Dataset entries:
- - -
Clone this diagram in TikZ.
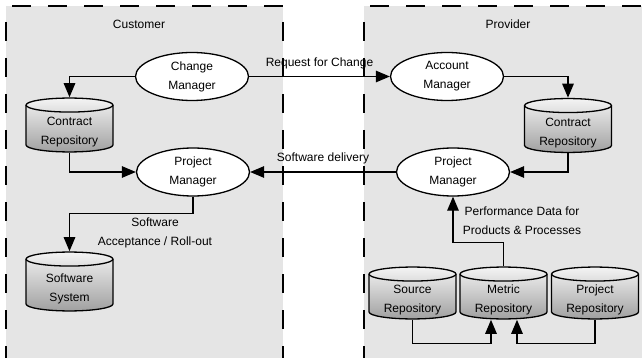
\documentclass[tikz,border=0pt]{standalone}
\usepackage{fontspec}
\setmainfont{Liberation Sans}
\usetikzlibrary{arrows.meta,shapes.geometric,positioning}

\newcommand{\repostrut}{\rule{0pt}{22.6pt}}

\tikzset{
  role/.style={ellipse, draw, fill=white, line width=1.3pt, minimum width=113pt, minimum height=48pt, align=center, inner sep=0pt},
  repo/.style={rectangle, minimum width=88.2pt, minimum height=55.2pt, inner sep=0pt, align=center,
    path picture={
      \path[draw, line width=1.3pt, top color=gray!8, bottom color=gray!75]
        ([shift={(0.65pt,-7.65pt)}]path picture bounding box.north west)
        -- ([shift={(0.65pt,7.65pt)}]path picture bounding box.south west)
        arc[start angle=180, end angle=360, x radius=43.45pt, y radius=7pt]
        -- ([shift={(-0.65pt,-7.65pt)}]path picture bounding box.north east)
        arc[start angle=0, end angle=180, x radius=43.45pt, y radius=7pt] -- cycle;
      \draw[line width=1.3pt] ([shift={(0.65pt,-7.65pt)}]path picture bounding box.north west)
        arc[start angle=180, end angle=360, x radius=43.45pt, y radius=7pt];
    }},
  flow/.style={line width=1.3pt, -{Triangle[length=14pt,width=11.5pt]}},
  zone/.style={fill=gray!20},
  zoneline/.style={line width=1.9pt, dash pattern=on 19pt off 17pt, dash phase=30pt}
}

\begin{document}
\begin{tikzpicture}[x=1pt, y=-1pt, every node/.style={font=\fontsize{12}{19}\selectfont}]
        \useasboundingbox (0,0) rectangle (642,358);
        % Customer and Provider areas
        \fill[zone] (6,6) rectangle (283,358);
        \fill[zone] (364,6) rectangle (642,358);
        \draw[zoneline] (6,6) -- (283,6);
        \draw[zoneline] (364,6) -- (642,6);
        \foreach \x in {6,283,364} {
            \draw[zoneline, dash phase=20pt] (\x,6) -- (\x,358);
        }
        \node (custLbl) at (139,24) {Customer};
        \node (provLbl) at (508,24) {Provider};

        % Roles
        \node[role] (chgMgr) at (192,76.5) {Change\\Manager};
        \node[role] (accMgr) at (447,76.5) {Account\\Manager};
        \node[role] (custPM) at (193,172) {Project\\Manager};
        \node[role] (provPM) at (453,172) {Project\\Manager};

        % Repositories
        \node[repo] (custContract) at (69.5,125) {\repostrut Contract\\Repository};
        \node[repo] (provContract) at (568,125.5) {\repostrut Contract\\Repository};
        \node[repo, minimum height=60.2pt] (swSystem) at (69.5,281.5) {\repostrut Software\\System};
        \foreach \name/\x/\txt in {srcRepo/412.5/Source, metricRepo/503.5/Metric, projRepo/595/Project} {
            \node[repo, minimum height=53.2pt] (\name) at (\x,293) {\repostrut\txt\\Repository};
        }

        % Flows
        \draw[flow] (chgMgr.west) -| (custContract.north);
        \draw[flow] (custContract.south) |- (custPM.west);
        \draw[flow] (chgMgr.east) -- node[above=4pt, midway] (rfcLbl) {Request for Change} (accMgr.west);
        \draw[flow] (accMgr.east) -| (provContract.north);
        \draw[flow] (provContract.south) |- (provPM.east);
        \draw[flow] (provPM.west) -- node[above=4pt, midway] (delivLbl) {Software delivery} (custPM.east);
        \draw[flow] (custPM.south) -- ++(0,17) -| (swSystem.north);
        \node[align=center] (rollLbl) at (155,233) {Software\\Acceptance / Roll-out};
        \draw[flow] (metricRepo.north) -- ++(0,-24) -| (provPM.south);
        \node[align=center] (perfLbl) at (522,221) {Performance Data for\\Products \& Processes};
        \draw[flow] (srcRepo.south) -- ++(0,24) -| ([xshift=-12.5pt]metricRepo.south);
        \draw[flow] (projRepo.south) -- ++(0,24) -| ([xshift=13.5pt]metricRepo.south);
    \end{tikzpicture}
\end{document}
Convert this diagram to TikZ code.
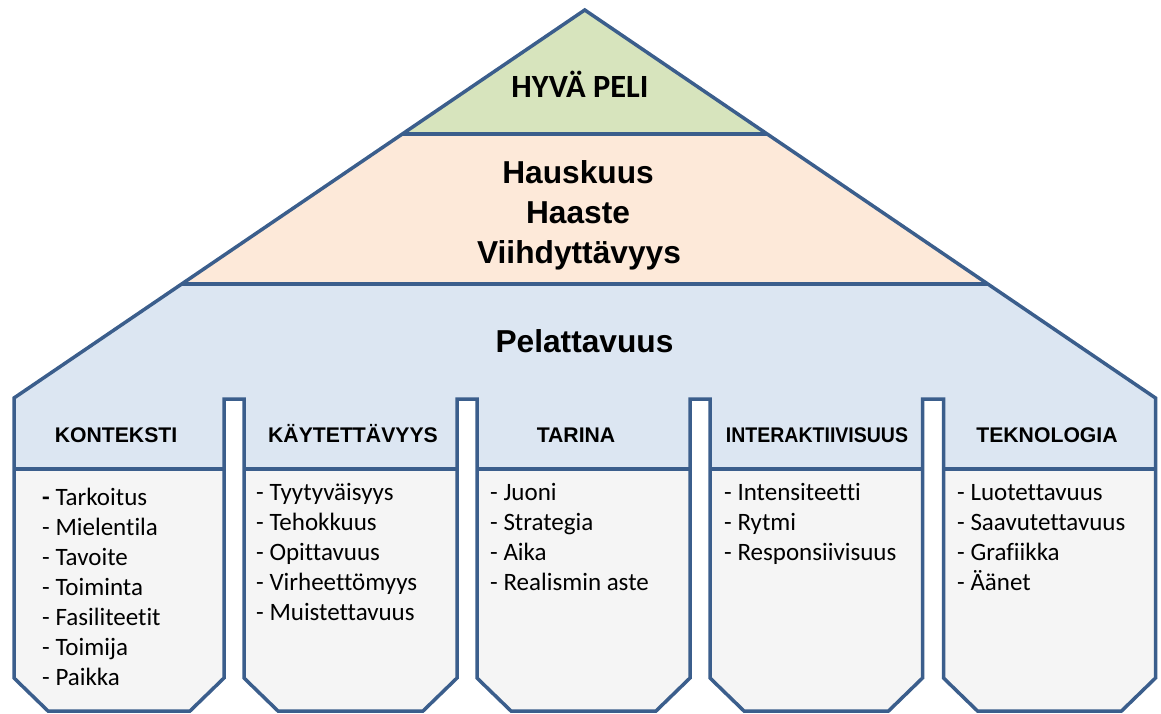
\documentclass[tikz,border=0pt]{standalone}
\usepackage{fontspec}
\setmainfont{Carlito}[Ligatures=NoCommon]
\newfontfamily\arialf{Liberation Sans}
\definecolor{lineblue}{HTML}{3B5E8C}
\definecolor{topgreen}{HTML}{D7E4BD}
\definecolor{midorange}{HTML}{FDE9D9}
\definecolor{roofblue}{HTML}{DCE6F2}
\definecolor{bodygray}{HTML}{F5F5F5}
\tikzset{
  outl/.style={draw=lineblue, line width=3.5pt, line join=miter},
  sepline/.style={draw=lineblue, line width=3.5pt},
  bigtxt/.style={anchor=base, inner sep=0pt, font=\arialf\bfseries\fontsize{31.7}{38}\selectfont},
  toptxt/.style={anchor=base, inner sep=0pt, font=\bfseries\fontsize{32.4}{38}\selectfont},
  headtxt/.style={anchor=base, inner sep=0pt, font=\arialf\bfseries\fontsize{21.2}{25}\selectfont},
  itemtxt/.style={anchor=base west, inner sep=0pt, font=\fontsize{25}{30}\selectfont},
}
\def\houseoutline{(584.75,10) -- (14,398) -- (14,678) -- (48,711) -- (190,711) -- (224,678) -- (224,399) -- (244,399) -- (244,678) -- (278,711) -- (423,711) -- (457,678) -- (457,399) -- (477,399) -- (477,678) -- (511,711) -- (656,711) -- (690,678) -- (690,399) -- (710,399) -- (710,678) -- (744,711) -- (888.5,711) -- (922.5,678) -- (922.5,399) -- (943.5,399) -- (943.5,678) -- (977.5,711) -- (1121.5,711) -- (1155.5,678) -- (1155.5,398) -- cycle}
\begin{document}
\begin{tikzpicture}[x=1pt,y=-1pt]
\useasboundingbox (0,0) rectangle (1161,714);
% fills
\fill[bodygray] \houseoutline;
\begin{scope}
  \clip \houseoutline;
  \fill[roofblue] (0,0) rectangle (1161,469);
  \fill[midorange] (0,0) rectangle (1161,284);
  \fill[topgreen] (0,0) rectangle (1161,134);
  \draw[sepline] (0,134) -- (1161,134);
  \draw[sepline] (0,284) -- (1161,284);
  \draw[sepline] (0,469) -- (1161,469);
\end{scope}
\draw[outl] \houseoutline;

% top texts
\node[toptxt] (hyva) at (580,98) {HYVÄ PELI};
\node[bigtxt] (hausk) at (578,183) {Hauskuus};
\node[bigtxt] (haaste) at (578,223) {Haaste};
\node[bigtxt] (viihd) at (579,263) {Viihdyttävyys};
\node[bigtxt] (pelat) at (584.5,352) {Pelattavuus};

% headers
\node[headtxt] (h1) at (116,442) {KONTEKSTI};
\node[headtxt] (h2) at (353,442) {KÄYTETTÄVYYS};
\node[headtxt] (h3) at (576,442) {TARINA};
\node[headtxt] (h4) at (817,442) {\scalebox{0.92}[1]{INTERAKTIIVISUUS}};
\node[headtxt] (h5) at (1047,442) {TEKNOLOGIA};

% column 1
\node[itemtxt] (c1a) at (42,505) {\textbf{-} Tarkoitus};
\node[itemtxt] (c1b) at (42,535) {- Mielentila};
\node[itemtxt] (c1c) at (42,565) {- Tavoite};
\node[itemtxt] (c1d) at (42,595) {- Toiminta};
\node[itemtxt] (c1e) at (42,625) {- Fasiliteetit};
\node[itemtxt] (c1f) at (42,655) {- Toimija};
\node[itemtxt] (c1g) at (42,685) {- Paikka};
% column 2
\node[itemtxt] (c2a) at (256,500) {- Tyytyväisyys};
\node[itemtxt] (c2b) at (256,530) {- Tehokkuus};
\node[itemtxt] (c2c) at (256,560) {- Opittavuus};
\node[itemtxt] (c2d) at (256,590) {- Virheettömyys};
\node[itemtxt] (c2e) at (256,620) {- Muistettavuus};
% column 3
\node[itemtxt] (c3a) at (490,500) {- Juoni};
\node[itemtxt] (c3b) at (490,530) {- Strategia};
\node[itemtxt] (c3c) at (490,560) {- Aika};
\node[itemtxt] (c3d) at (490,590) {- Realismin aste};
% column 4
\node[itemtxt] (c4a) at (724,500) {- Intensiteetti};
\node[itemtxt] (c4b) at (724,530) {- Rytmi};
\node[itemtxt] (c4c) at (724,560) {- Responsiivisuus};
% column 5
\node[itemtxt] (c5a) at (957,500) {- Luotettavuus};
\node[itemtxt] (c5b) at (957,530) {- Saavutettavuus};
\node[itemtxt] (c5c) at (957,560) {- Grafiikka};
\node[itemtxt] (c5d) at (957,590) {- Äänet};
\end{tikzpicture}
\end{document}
- - -
__Aim__: Pick out the lines containing the string "this".

__Exercise response__:
Clone this diagram in TikZ.
Convert this diagram to TikZ code.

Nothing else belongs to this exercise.